-- start of Recorded data --

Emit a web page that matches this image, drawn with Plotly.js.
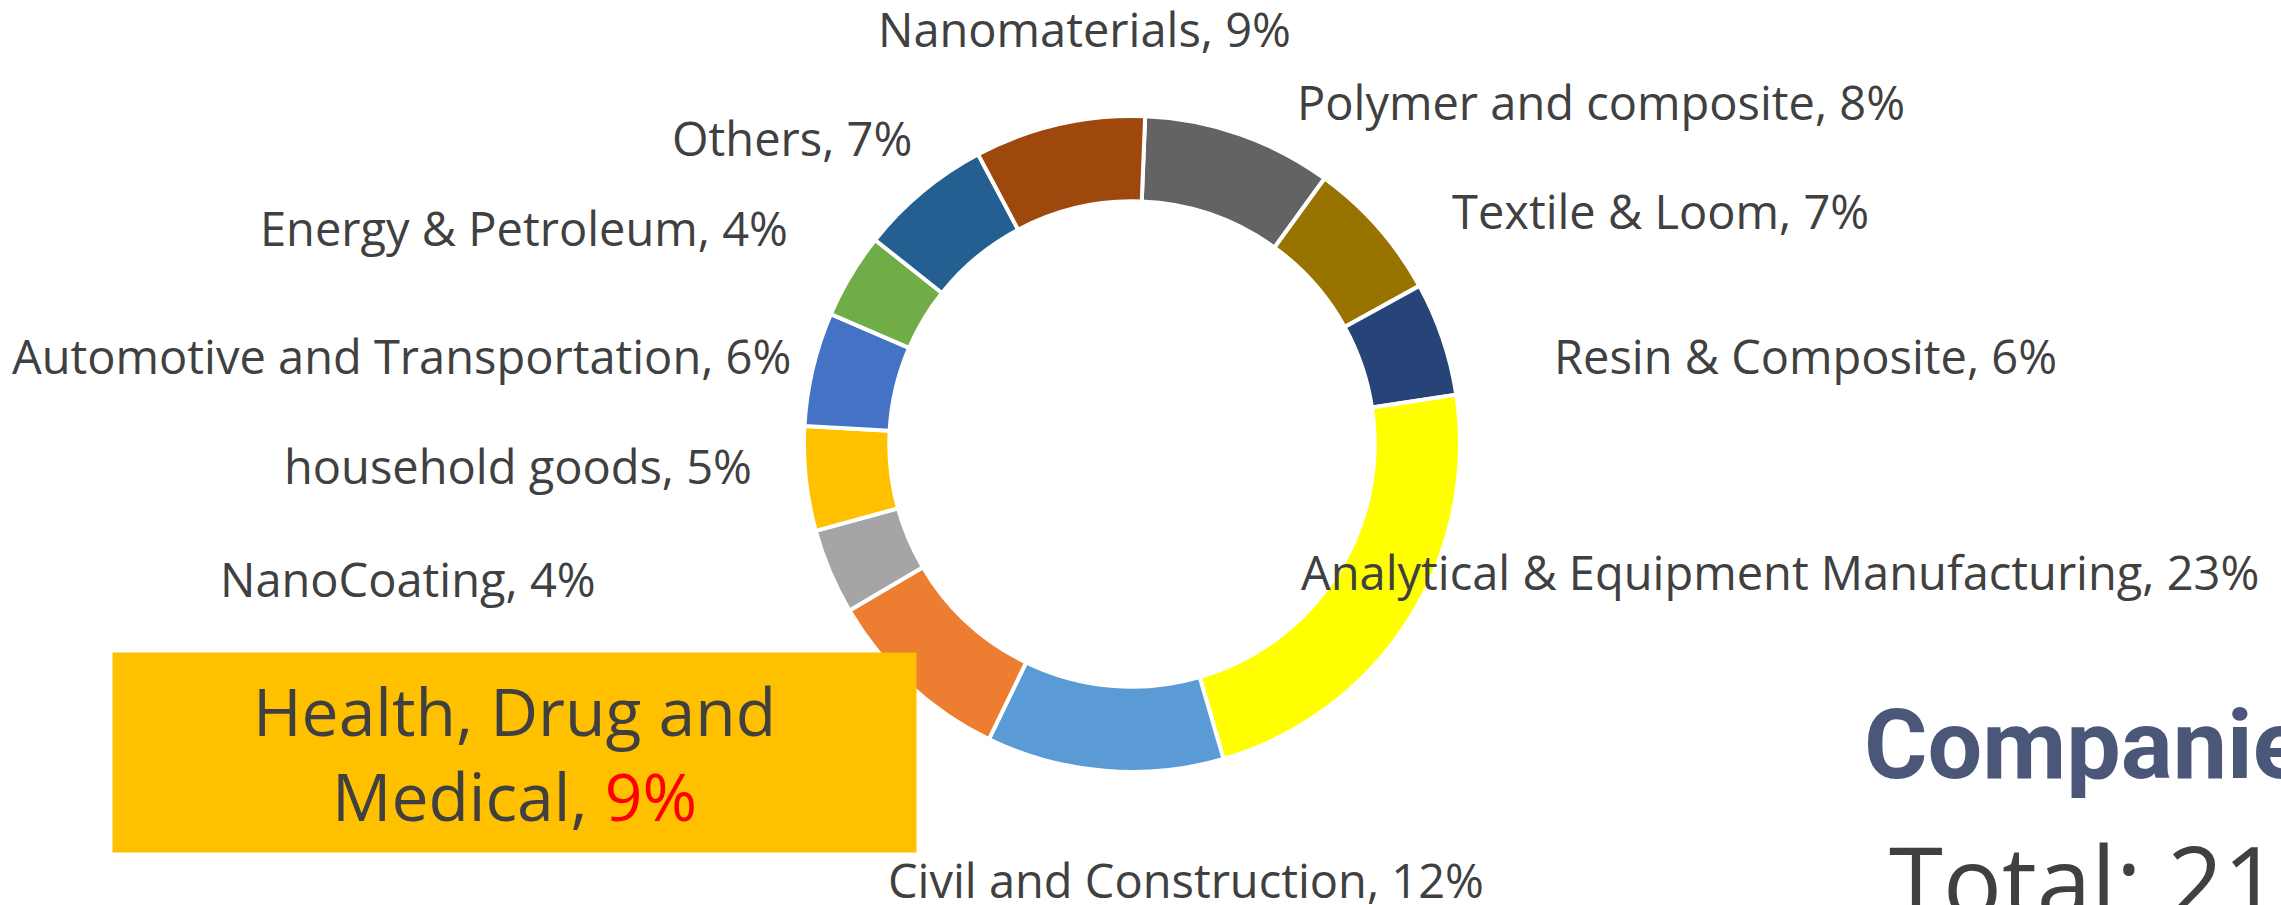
<!DOCTYPE html>
<html>
<head>
<meta charset="utf-8">
<script src="https://cdn.plot.ly/plotly-3.0.1.min.js"></script>
<style>
html,body{margin:0;padding:0;background:#fff;overflow:hidden;}
#chart{width:2281px;height:905px;}
</style>
</head>
<body>
<div id="chart"></div>
<script>
// ---- data ----
const categories = [
  "Polymer and composite",
  "Textile & Loom",
  "Resin & Composite",
  "Analytical & Equipment Manufacturing",
  "Civil and Construction",
  "Health, Drug and Medical",
  "NanoCoating",
  "household goods",
  "Automotive and Transportation",
  "Energy & Petroleum",
  "Others",
  "Nanomaterials"
];
// company counts (total 214)
const companies = [20, 15, 12, 49, 25, 20, 9, 11, 12, 9, 14, 18];
// percentages as printed on the chart's data labels
const shownPct = [8, 7, 6, 23, 12, 9, 4, 5, 6, 4, 7, 9];
const sliceColors = ["#636363","#997300","#264478","#FFFF00","#5B9BD5","#ED7D31",
                     "#A5A5A5","#FFC000","#4472C4","#70AD47","#255E91","#9E480E"];
const totalLabel = "Total: ";
const headerLabel = "Companies";

// ---- layout helpers (label placement, in page pixels) ----
const W = 2281, H = 905;
const labelPos = [
  [1601,102],[1660,211],[1805,356],[1780,572],[1186,880],[514,752],
  [408,579],[518,466],[401,356],[524,228],[792,138],[1084,29]
];
const px = x => x / W;
const py = y => (H - y) / H;

const total = companies.reduce((a,b)=>a+b,0);

const annotations = categories.map((c,i) => {
  if (i === 5) {
    const words = c.split(" and ");
    return {
      xref:'paper', yref:'paper', x:px(labelPos[i][0]), y:py(labelPos[i][1]),
      xanchor:'center', yanchor:'middle', showarrow:false,
      text: words[0] + " and<br>" + words[1] + ", <span style='color:#FF0000'>" + shownPct[i] + "%</span>",
      bgcolor:'#FFC000', width:803, height:199, borderpad:0,
      font:{family:'"Open Sans",sans-serif', size:66, color:'#404040'}
    };
  }
  return {
    xref:'paper', yref:'paper', x:px(labelPos[i][0]), y:py(labelPos[i][1]),
    xanchor:'center', yanchor:'middle', showarrow:false,
    text: c + ", " + shownPct[i] + "%",
    font:{family:'"Open Sans",sans-serif', size:47, color:'#404040'}
  };
});
annotations.push({
  xref:'paper', yref:'paper', x:px(1862), y:py(745), xanchor:'left', yanchor:'middle',
  showarrow:false, text:"<b>"+headerLabel+"</b>",
  font:{family:'Roboto,"Open Sans",sans-serif', size:97, color:'#4A5779'}
});
annotations.push({
  xref:'paper', yref:'paper', x:px(1887), y:py(880), xanchor:'left', yanchor:'middle',
  showarrow:false, text: totalLabel + total,
  font:{family:'"Open Sans",sans-serif', size:98, color:'#404040'}
});

const cx = 1132, cy = 444, R = 328;
const data = [{
  type:'pie',
  labels: categories,
  values: companies,
  sort:false,
  direction:'clockwise',
  rotation:2.3,
  hole:0.74,
  textinfo:'none',
  hoverinfo:'label+percent',
  marker:{colors:sliceColors, line:{color:'#FFFFFF', width:4}},
  domain:{x:[px(cx-R), px(cx+R)], y:[py(cy+R), py(cy-R)]}
}];

const layout = {
  width:W, height:H,
  margin:{l:0,r:0,t:0,b:0},
  paper_bgcolor:'#FFFFFF',
  showlegend:false,
  annotations: annotations
};

Plotly.newPlot('chart', data, layout, {staticPlot:true, displayModeBar:false});
</script>
</body>
</html>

-- end of Recorded data --

### [Your objective]
Give the data above again in full and unchanged, skipping the pictures.

### [Full response]
Emit a web page that matches this image, drawn with Plotly.js.
<!DOCTYPE html>
<html>
<head>
<meta charset="utf-8">
<script src="https://cdn.plot.ly/plotly-3.0.1.min.js"></script>
<style>
html,body{margin:0;padding:0;background:#fff;overflow:hidden;}
#chart{width:2281px;height:905px;}
</style>
</head>
<body>
<div id="chart"></div>
<script>
// ---- data ----
const categories = [
  "Polymer and composite",
  "Textile & Loom",
  "Resin & Composite",
  "Analytical & Equipment Manufacturing",
  "Civil and Construction",
  "Health, Drug and Medical",
  "NanoCoating",
  "household goods",
  "Automotive and Transportation",
  "Energy & Petroleum",
  "Others",
  "Nanomaterials"
];
// company counts (total 214)
const companies = [20, 15, 12, 49, 25, 20, 9, 11, 12, 9, 14, 18];
// percentages as printed on the chart's data labels
const shownPct = [8, 7, 6, 23, 12, 9, 4, 5, 6, 4, 7, 9];
const sliceColors = ["#636363","#997300","#264478","#FFFF00","#5B9BD5","#ED7D31",
                     "#A5A5A5","#FFC000","#4472C4","#70AD47","#255E91","#9E480E"];
const totalLabel = "Total: ";
const headerLabel = "Companies";

// ---- layout helpers (label placement, in page pixels) ----
const W = 2281, H = 905;
const labelPos = [
  [1601,102],[1660,211],[1805,356],[1780,572],[1186,880],[514,752],
  [408,579],[518,466],[401,356],[524,228],[792,138],[1084,29]
];
const px = x => x / W;
const py = y => (H - y) / H;

const total = companies.reduce((a,b)=>a+b,0);

const annotations = categories.map((c,i) => {
  if (i === 5) {
    const words = c.split(" and ");
    return {
      xref:'paper', yref:'paper', x:px(labelPos[i][0]), y:py(labelPos[i][1]),
      xanchor:'center', yanchor:'middle', showarrow:false,
      text: words[0] + " and<br>" + words[1] + ", <span style='color:#FF0000'>" + shownPct[i] + "%</span>",
      bgcolor:'#FFC000', width:803, height:199, borderpad:0,
      font:{family:'"Open Sans",sans-serif', size:66, color:'#404040'}
    };
  }
  return {
    xref:'paper', yref:'paper', x:px(labelPos[i][0]), y:py(labelPos[i][1]),
    xanchor:'center', yanchor:'middle', showarrow:false,
    text: c + ", " + shownPct[i] + "%",
    font:{family:'"Open Sans",sans-serif', size:47, color:'#404040'}
  };
});
annotations.push({
  xref:'paper', yref:'paper', x:px(1862), y:py(745), xanchor:'left', yanchor:'middle',
  showarrow:false, text:"<b>"+headerLabel+"</b>",
  font:{family:'Roboto,"Open Sans",sans-serif', size:97, color:'#4A5779'}
});
annotations.push({
  xref:'paper', yref:'paper', x:px(1887), y:py(880), xanchor:'left', yanchor:'middle',
  showarrow:false, text: totalLabel + total,
  font:{family:'"Open Sans",sans-serif', size:98, color:'#404040'}
});

const cx = 1132, cy = 444, R = 328;
const data = [{
  type:'pie',
  labels: categories,
  values: companies,
  sort:false,
  direction:'clockwise',
  rotation:2.3,
  hole:0.74,
  textinfo:'none',
  hoverinfo:'label+percent',
  marker:{colors:sliceColors, line:{color:'#FFFFFF', width:4}},
  domain:{x:[px(cx-R), px(cx+R)], y:[py(cy+R), py(cy-R)]}
}];

const layout = {
  width:W, height:H,
  margin:{l:0,r:0,t:0,b:0},
  paper_bgcolor:'#FFFFFF',
  showlegend:false,
  annotations: annotations
};

Plotly.newPlot('chart', data, layout, {staticPlot:true, displayModeBar:false});
</script>
</body>
</html>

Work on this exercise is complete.